■ **Material**:
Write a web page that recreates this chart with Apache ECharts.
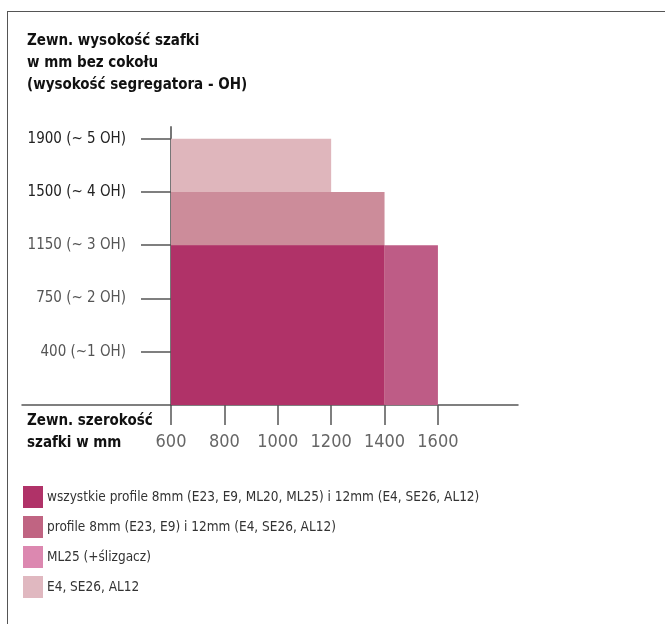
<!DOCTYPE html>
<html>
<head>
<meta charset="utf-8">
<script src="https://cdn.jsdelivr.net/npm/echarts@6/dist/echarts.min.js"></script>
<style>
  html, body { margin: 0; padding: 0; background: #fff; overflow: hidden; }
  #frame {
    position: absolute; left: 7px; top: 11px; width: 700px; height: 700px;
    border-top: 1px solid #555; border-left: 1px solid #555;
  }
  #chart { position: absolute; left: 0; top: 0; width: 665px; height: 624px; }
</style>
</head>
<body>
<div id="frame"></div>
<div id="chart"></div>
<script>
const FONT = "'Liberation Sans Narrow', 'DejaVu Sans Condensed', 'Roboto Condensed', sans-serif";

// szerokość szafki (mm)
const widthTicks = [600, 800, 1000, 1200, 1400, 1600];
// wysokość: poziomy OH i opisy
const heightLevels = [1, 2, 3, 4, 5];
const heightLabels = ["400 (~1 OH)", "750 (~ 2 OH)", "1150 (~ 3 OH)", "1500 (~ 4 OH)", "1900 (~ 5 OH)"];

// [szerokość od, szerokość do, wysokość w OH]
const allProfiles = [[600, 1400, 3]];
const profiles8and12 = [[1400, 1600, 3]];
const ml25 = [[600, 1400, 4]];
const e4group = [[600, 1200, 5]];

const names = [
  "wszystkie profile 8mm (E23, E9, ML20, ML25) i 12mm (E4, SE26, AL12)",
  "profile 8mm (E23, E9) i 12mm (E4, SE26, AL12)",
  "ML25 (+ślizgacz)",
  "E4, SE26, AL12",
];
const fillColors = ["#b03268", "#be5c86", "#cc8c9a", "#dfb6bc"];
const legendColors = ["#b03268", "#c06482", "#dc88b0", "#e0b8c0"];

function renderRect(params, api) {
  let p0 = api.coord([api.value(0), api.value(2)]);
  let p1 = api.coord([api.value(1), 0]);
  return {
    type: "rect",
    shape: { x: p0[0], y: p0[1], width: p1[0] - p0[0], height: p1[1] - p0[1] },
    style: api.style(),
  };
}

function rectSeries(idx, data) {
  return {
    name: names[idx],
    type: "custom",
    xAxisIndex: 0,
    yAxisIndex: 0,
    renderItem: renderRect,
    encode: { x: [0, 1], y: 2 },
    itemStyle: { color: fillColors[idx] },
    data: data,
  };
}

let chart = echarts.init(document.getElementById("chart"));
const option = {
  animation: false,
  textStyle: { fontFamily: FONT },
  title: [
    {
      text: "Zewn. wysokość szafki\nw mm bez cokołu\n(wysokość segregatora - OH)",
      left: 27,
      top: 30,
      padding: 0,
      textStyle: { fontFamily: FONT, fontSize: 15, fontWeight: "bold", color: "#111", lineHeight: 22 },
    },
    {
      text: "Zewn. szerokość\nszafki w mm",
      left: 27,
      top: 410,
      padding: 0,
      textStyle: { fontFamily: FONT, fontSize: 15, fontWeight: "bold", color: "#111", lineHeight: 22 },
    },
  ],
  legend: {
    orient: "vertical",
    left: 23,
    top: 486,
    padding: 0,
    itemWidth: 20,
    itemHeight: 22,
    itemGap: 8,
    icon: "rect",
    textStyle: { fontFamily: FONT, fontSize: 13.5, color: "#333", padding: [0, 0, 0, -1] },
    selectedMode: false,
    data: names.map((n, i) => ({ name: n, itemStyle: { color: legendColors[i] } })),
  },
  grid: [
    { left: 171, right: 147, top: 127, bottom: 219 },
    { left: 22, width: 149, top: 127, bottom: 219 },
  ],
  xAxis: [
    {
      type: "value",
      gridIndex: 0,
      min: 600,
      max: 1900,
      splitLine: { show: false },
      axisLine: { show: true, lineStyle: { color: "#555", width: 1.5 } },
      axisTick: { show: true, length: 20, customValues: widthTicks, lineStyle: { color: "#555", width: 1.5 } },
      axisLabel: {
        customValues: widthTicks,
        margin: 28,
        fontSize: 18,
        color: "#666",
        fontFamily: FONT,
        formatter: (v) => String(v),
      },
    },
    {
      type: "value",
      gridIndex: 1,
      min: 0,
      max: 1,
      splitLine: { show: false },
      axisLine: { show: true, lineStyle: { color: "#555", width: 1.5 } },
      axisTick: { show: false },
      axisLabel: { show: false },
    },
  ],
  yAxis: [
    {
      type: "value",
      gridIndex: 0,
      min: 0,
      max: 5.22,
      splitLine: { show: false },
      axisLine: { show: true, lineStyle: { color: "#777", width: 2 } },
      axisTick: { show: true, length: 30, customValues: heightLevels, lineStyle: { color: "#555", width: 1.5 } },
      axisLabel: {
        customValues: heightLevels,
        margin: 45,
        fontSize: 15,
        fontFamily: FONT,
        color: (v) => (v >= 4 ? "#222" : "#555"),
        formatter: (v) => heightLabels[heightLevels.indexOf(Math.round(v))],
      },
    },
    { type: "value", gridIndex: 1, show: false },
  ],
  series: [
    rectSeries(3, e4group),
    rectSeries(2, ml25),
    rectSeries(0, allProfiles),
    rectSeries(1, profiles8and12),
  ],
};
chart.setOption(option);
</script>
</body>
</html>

■ **What you have to do**:
Only the lines from the start of the material through the line containing "const e4group = [[600, 1200, 5]];" should be transcribed. Pictures stay out.

■ **Solution to the exercise**:
Write a web page that recreates this chart with Apache ECharts.
<!DOCTYPE html>
<html>
<head>
<meta charset="utf-8">
<script src="https://cdn.jsdelivr.net/npm/echarts@6/dist/echarts.min.js"></script>
<style>
  html, body { margin: 0; padding: 0; background: #fff; overflow: hidden; }
  #frame {
    position: absolute; left: 7px; top: 11px; width: 700px; height: 700px;
    border-top: 1px solid #555; border-left: 1px solid #555;
  }
  #chart { position: absolute; left: 0; top: 0; width: 665px; height: 624px; }
</style>
</head>
<body>
<div id="frame"></div>
<div id="chart"></div>
<script>
const FONT = "'Liberation Sans Narrow', 'DejaVu Sans Condensed', 'Roboto Condensed', sans-serif";

// szerokość szafki (mm)
const widthTicks = [600, 800, 1000, 1200, 1400, 1600];
// wysokość: poziomy OH i opisy
const heightLevels = [1, 2, 3, 4, 5];
const heightLabels = ["400 (~1 OH)", "750 (~ 2 OH)", "1150 (~ 3 OH)", "1500 (~ 4 OH)", "1900 (~ 5 OH)"];

// [szerokość od, szerokość do, wysokość w OH]
const allProfiles = [[600, 1400, 3]];
const profiles8and12 = [[1400, 1600, 3]];
const ml25 = [[600, 1400, 4]];
const e4group = [[600, 1200, 5]];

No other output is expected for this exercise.